I have this thing for rereading books. I like to revisit favorite titles and try to get at least a five-year interval to have another read. The Power of the Reread is a post I wrote a few years ago. The post is about the continuation of the philosophy first heard from Dr. Rachel Schmidt, Professor Emerita of Classics and Religion at the University of Calgary and is still a great source of joy in my reading life. The space and time between readings through older and questionably wiser eyes almost always gives me a new insight into the story.
For the past year, I’ve been into drawing birds. It started as a project I’m working on that grew out of our bird feeder hobby developed during the pandemic. The bird-drawing obsession might be the reason why, whenever I walked past my office bookshelves this spring, one book called out to me, demanding a reread.
Okay for Now by Gary D. Schmidt

Okay for Now kept calling, and around Memorial Day, I finally listened. I began to read it for at least the third time. Doug Swiateck and his struggles, failures, and successes in his new home of “stupid” Marysville, New York, captured me once again in this National Book Award finalist from 2011. In no time at all, I was delivering groceries in the Spicer’s Deli wagon alongside Doug, navigating a tenuous home life in The Dump, and spending hours studying and drawing from the Marysville Free Library’s display copy of John James Audubon’s The Birds of America under the guidance of library volunteer Mr. Powell. It was a fantastic ride, and I was reminded of two things:
- Gary D. Schmidt is a master of his craft.
- Okay for Now is a masterpiece.
I highly recommend reading it if you have yet to discover this title.
After finishing Okay for Now, I turned to one of my online library accounts for Okay for Now’s 2007 predecessor, The Wednesday Wars, winner of a Newbery Honor. Holling Hoodhood hilariously navigates school, home, and relationship issues after being forced to study Shakespeare by Mrs. Baker, a teacher who “hates” him. He must endure this horrific duty during his Wednesday afternoon alone time with Mrs. Baker because he is a Presbyterian outcast who must stay while everyone else attends their Catholic or Jewish schools for the afternoon.
These two books… My God, they are good! Shakespeare and Audubon were used as foundations to build two near-perfect works of middle-grade historical fiction.
,

After finishing The Wednesday Wars, the inspiration hit to keep on a Gary D. Schmidt reading streak, so I returned to the online libraries. While trying to decide between Orbiting Jupiter, The Labors of Hercules Beal, and Pay Attention Carter Jones for the next reread, I ran across a new-to-me title, 2021’s Just Like That. I clicked the cover and read the description. Another Gary D. Schmidt book set in late 1960s New York with a main character named Mary Lee Kowalski. Wait! Mary Lee Kowalski from The Wednesday Wars has her own book? Who knew? Not this guy!
I clicked “BORROW” and started reading. My heart was torn open in the first few pages. If you’ve read Just Like That, you know what I’m talking about. If you have not, put it on your TBR list behind The Wednesday Wars and Okay for Now. Once again, Gary D. Schmidt has me hooked and I’m reading as fast as I can between summer ball games, swim meets, garden/yard work, etc.

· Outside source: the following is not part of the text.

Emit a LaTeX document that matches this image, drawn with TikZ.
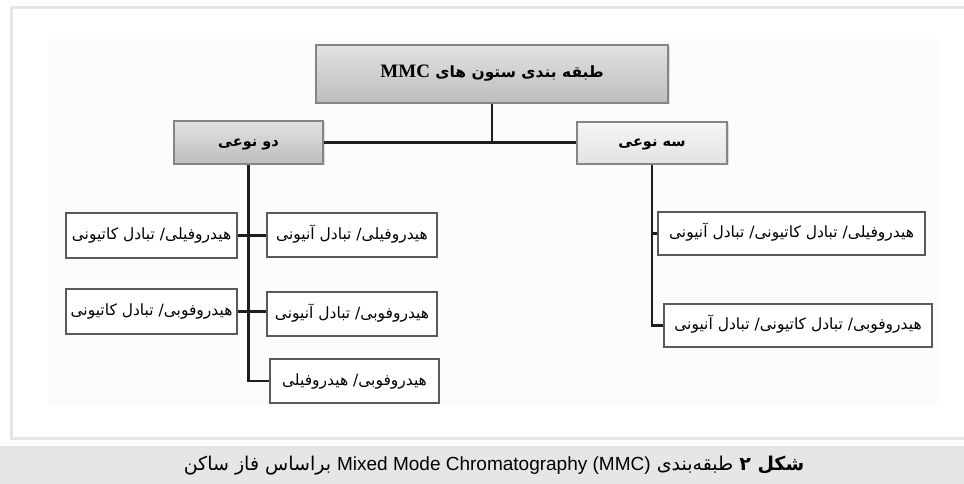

My conclusion from this Gary D. Schmidt revisit experience, beyond a reminder of the skill put on the page by one fantastic middle-grade author?
Read an old book. Read a classic. Reread a book you love. Read for the different perspective time and maturity bring. Read for the magic it creates. Read now because summer reading is some of the best reading there is.
The take-home message? When a book beckons, just as Doug Swiateck and the Arctic Tern called out to me, listen. Accept the literary summons and start reading because you never know in what fantastic directions that book might lead you.

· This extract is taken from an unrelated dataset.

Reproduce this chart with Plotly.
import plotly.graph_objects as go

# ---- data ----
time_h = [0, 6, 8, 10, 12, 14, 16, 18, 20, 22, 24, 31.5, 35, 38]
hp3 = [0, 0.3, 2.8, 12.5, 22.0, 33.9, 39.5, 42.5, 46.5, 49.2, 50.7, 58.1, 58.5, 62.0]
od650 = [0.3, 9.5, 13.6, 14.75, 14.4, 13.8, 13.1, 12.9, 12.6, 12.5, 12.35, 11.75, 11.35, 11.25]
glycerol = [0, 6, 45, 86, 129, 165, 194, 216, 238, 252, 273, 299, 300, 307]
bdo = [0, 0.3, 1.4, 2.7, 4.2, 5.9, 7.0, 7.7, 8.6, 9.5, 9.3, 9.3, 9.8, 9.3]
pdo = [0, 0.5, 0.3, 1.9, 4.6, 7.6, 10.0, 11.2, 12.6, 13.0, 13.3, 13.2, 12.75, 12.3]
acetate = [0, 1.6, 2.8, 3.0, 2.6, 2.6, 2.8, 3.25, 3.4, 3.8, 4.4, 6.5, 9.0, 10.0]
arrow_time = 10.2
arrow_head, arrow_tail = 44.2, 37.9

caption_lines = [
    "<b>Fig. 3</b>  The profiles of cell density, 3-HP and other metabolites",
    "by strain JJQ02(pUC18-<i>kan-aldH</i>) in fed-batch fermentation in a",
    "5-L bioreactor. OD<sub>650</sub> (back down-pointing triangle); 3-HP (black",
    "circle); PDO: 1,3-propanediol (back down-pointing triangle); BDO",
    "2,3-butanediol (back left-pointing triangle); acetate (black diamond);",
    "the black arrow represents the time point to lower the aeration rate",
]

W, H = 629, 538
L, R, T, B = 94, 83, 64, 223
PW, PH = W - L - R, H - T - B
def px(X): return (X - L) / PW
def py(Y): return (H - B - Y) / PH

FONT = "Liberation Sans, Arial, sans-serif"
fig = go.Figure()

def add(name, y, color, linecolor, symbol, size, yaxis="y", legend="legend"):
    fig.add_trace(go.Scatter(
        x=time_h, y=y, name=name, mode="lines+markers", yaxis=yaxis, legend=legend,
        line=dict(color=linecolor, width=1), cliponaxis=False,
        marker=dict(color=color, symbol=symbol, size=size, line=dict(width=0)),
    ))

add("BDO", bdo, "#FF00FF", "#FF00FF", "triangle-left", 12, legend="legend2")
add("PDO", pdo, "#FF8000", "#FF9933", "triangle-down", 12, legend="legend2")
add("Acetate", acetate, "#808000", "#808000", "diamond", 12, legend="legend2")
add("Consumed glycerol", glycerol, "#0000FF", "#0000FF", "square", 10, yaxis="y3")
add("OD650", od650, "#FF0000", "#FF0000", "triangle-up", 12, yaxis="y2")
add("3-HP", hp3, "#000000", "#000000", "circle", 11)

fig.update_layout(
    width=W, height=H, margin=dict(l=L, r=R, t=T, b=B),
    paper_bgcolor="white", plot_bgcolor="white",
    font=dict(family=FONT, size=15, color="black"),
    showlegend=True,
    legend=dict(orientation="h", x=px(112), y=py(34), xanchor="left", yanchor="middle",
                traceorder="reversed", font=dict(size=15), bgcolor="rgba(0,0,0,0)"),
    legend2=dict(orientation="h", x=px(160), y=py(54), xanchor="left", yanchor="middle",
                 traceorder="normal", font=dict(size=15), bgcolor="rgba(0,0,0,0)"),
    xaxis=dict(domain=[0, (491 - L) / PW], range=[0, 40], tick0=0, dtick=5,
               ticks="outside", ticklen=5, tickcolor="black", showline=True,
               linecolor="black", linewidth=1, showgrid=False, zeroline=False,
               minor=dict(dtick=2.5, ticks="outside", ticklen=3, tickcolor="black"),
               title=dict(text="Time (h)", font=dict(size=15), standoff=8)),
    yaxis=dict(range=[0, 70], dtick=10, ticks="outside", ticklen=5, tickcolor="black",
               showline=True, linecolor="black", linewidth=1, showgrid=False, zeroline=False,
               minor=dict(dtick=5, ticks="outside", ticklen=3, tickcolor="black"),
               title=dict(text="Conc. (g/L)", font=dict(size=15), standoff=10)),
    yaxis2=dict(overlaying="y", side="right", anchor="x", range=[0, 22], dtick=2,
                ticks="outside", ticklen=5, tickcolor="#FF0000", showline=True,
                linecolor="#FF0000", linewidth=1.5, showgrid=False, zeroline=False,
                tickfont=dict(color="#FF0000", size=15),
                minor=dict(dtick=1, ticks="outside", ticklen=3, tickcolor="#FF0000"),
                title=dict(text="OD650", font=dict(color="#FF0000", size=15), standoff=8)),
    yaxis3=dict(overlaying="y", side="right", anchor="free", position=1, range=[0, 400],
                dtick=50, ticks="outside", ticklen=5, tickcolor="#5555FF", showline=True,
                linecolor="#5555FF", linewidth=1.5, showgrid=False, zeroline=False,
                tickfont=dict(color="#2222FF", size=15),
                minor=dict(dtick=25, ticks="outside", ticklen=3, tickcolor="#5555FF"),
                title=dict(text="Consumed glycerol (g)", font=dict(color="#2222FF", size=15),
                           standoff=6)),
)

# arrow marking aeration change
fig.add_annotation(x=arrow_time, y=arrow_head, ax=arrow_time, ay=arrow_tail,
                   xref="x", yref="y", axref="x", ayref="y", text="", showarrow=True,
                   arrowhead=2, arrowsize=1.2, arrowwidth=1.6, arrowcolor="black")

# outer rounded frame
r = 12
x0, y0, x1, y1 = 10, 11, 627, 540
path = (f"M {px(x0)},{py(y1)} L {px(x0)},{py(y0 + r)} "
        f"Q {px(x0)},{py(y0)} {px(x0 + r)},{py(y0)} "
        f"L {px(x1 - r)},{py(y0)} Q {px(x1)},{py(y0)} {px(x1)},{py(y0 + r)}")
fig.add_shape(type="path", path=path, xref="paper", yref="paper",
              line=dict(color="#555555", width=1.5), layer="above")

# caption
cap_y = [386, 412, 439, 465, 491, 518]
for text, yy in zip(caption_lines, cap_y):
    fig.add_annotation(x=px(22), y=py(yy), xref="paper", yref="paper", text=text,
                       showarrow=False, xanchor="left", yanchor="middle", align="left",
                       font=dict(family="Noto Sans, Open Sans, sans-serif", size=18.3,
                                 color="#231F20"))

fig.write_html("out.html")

YES! A reread of a favorite author comes with so many delights and perks. You never know what you glanced past the first time that may hit home on the second read. The more I write, the more I enjoy and admire authors I’ve read and the cleverness and craft they weave into the story behind the scenes, giving me, the reader,a seamless, rollercoaster ride. We write from a combination of our experiences, emotions and stories we absorb. A worthy challenge to write from that place to give others the thrill of a second or third reread.